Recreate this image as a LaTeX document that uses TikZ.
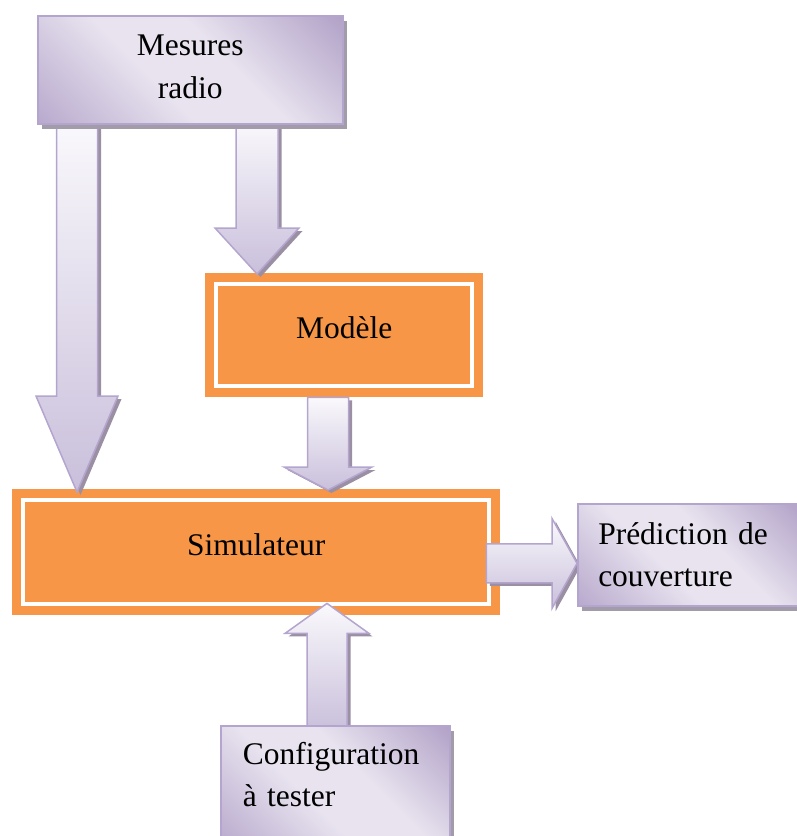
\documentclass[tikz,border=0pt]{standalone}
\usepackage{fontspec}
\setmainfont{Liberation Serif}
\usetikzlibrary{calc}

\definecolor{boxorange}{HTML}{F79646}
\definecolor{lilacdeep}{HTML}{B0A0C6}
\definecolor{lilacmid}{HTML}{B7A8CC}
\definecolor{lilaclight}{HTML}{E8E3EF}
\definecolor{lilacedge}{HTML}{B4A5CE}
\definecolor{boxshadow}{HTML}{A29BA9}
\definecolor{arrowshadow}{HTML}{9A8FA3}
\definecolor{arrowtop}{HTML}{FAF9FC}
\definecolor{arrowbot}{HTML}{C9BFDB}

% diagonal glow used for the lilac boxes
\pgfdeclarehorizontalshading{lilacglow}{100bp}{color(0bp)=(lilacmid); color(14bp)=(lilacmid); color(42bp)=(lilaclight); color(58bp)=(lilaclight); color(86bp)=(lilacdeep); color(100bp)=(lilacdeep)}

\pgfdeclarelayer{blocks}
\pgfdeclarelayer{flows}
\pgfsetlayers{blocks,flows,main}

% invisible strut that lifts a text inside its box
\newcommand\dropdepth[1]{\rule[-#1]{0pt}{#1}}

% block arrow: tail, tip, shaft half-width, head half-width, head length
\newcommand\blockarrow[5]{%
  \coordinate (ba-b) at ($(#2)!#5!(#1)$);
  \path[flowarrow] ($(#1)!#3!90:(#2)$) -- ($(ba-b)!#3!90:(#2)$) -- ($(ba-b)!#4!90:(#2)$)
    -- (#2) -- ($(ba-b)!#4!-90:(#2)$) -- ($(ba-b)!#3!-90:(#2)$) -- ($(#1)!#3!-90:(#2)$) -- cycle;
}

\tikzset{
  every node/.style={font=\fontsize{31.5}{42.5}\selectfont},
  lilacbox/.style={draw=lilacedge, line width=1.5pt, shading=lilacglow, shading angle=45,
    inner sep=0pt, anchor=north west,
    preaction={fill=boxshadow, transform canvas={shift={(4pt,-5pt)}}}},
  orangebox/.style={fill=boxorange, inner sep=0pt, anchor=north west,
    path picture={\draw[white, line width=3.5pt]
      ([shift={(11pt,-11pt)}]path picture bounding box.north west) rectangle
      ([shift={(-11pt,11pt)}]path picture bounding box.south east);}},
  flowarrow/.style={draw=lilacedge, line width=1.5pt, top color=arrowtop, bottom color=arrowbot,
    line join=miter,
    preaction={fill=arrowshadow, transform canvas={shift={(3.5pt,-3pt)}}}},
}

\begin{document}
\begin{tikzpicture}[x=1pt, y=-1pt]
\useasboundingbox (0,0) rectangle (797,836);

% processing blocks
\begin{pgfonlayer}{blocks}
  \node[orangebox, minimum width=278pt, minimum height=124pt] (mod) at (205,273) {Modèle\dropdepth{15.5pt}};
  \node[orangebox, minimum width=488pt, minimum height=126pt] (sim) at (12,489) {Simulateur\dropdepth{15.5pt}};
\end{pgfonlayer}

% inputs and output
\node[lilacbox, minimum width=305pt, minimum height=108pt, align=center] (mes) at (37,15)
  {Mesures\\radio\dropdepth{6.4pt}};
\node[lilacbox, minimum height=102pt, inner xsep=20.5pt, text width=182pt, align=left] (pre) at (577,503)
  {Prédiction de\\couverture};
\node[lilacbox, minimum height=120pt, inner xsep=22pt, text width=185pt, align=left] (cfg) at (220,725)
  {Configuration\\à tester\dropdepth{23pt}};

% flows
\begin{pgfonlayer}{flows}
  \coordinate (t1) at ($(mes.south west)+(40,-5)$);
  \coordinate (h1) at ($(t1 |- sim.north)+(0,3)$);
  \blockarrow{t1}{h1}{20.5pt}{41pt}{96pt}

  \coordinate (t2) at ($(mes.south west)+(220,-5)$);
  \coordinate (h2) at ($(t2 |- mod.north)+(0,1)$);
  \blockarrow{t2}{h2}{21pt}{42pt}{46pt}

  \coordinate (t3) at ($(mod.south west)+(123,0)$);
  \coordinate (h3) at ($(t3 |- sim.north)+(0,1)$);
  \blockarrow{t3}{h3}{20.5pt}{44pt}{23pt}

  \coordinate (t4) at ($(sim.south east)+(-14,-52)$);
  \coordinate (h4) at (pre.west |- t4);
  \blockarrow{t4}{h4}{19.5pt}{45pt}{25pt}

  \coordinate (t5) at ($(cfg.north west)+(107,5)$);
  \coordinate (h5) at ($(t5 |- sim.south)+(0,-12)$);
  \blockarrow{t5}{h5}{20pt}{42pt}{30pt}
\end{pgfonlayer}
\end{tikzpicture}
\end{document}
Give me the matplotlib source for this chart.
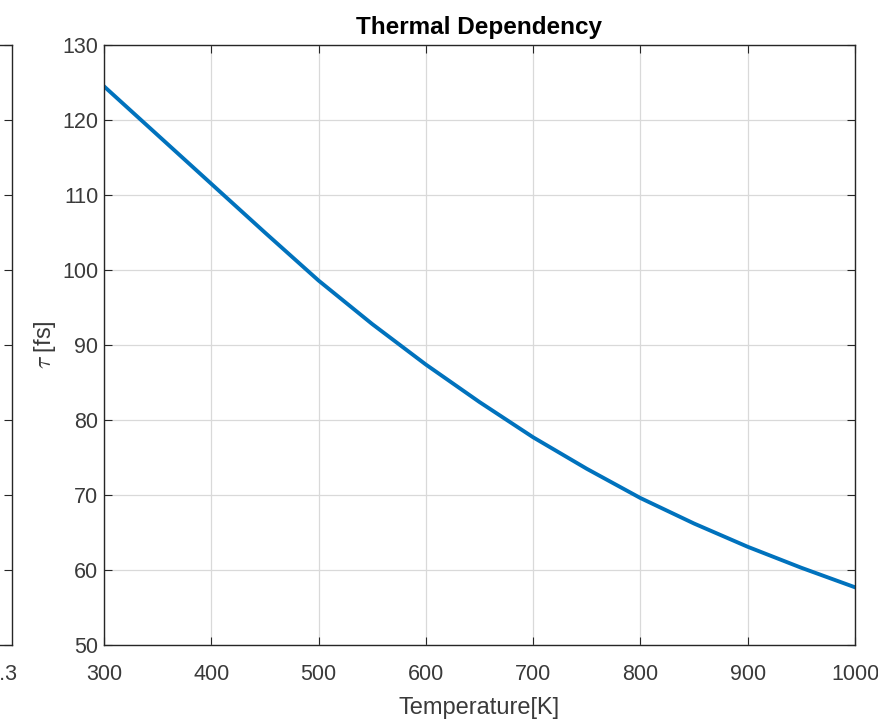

** BRIEF **
Would you return the data exactly as written, without the pictures?

** THE ANSWER **
Recreate this image as a LaTeX document that uses TikZ.
\documentclass[tikz,border=0pt]{standalone}
\usepackage{fontspec}
\setmainfont{Liberation Serif}
\usetikzlibrary{calc}

\definecolor{boxorange}{HTML}{F79646}
\definecolor{lilacdeep}{HTML}{B0A0C6}
\definecolor{lilacmid}{HTML}{B7A8CC}
\definecolor{lilaclight}{HTML}{E8E3EF}
\definecolor{lilacedge}{HTML}{B4A5CE}
\definecolor{boxshadow}{HTML}{A29BA9}
\definecolor{arrowshadow}{HTML}{9A8FA3}
\definecolor{arrowtop}{HTML}{FAF9FC}
\definecolor{arrowbot}{HTML}{C9BFDB}

% diagonal glow used for the lilac boxes
\pgfdeclarehorizontalshading{lilacglow}{100bp}{color(0bp)=(lilacmid); color(14bp)=(lilacmid); color(42bp)=(lilaclight); color(58bp)=(lilaclight); color(86bp)=(lilacdeep); color(100bp)=(lilacdeep)}

\pgfdeclarelayer{blocks}
\pgfdeclarelayer{flows}
\pgfsetlayers{blocks,flows,main}

% invisible strut that lifts a text inside its box
\newcommand\dropdepth[1]{\rule[-#1]{0pt}{#1}}

% block arrow: tail, tip, shaft half-width, head half-width, head length
\newcommand\blockarrow[5]{%
  \coordinate (ba-b) at ($(#2)!#5!(#1)$);
  \path[flowarrow] ($(#1)!#3!90:(#2)$) -- ($(ba-b)!#3!90:(#2)$) -- ($(ba-b)!#4!90:(#2)$)
    -- (#2) -- ($(ba-b)!#4!-90:(#2)$) -- ($(ba-b)!#3!-90:(#2)$) -- ($(#1)!#3!-90:(#2)$) -- cycle;
}

\tikzset{
  every node/.style={font=\fontsize{31.5}{42.5}\selectfont},
  lilacbox/.style={draw=lilacedge, line width=1.5pt, shading=lilacglow, shading angle=45,
    inner sep=0pt, anchor=north west,
    preaction={fill=boxshadow, transform canvas={shift={(4pt,-5pt)}}}},
  orangebox/.style={fill=boxorange, inner sep=0pt, anchor=north west,
    path picture={\draw[white, line width=3.5pt]
      ([shift={(11pt,-11pt)}]path picture bounding box.north west) rectangle
      ([shift={(-11pt,11pt)}]path picture bounding box.south east);}},
  flowarrow/.style={draw=lilacedge, line width=1.5pt, top color=arrowtop, bottom color=arrowbot,
    line join=miter,
    preaction={fill=arrowshadow, transform canvas={shift={(3.5pt,-3pt)}}}},
}

\begin{document}
\begin{tikzpicture}[x=1pt, y=-1pt]
\useasboundingbox (0,0) rectangle (797,836);

% processing blocks
\begin{pgfonlayer}{blocks}
  \node[orangebox, minimum width=278pt, minimum height=124pt] (mod) at (205,273) {Modèle\dropdepth{15.5pt}};
  \node[orangebox, minimum width=488pt, minimum height=126pt] (sim) at (12,489) {Simulateur\dropdepth{15.5pt}};
\end{pgfonlayer}

% inputs and output
\node[lilacbox, minimum width=305pt, minimum height=108pt, align=center] (mes) at (37,15)
  {Mesures\\radio\dropdepth{6.4pt}};
\node[lilacbox, minimum height=102pt, inner xsep=20.5pt, text width=182pt, align=left] (pre) at (577,503)
  {Prédiction de\\couverture};
\node[lilacbox, minimum height=120pt, inner xsep=22pt, text width=185pt, align=left] (cfg) at (220,725)
  {Configuration\\à tester\dropdepth{23pt}};

% flows
\begin{pgfonlayer}{flows}
  \coordinate (t1) at ($(mes.south west)+(40,-5)$);
  \coordinate (h1) at ($(t1 |- sim.north)+(0,3)$);
  \blockarrow{t1}{h1}{20.5pt}{41pt}{96pt}

  \coordinate (t2) at ($(mes.south west)+(220,-5)$);
  \coordinate (h2) at ($(t2 |- mod.north)+(0,1)$);
  \blockarrow{t2}{h2}{21pt}{42pt}{46pt}

  \coordinate (t3) at ($(mod.south west)+(123,0)$);
  \coordinate (h3) at ($(t3 |- sim.north)+(0,1)$);
  \blockarrow{t3}{h3}{20.5pt}{44pt}{23pt}

  \coordinate (t4) at ($(sim.south east)+(-14,-52)$);
  \coordinate (h4) at (pre.west |- t4);
  \blockarrow{t4}{h4}{19.5pt}{45pt}{25pt}

  \coordinate (t5) at ($(cfg.north west)+(107,5)$);
  \coordinate (h5) at ($(t5 |- sim.south)+(0,-12)$);
  \blockarrow{t5}{h5}{20pt}{42pt}{30pt}
\end{pgfonlayer}
\end{tikzpicture}
\end{document}
Give me the matplotlib source for this chart.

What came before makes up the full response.